May 9th, 2011

Asynchronous partial truncation

I have spent a month of my life on partial truncation. Softupdates asynchronously handles the case where you were completely truncating a file, such as is the case when you delete a file. The operation would be scheduled, the in memory inode updated, and the whole thing would proceed in the background. However, when you truncated to a non zero length it would do many blocking operations while synchronously truncating. When I wrapped this synchronous operation for SUJ, I did not do it quite correctly, and as a result SUJ could leak blocks if you crashed during a partial truncation. This could actually lead to filesystem corruption if the checker confused a regular disk block for an indirect block and started freeing random pointers.

To resolve this, I modified the truncation machinery to handle partial truncation. This is hard because you may have many indirect blocks involved with many children blocks in different states. An indirect is a filesystem block that does nothing but point to other blocks, like a page table does for memory. It also had to handle ffs's somewhat complex fragment rules as well as zeroing partially empty blocks. It handles all of this now and supports an arbitrary number of partial truncations to the same file without any blocking operations. It always keeps the on disk copy safe while the in memory copy is free to grow again and indeed be truncated again after that. New pointers are not recorded in an indirect until prior truncation completes so there is no ambiguity about what revision of the file the blocks are from. This brings more complexity to fsync() which must now flush all pending truncations to disk before it can return.

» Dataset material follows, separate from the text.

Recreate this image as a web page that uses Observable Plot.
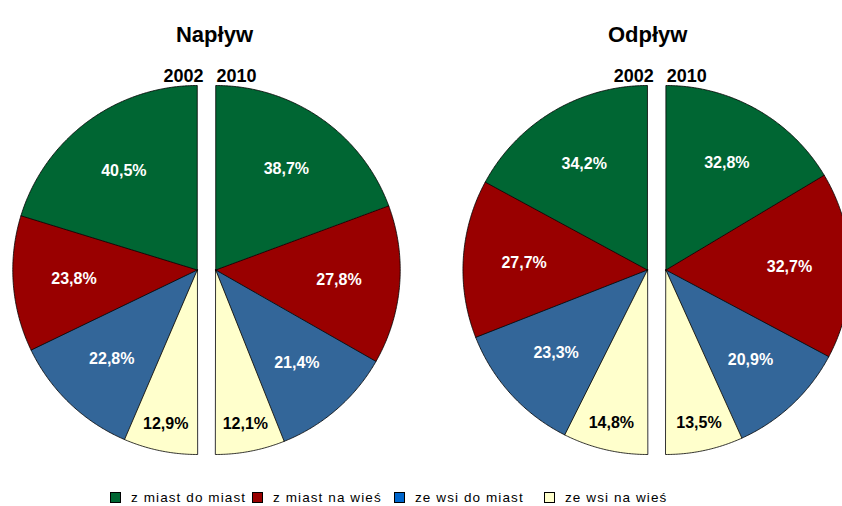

The truncation code is a kind of asynchronous state machine that operates on leaf blocks first and then walks backwards up the tree until it reaches the root. This ensures that we always have a valid path to a block in case we crash. Indirects are only freed when all of their children are freed. For partial truncate, the block is zeroed only once those child pointers that need be are freed. Finally when all blocks have been freed the journal space can be reclaimed.

This post can not convey how complex this work was. It may not sound very dramatic or impressive but it truly has been one of the most complex projects I have ever undertaken.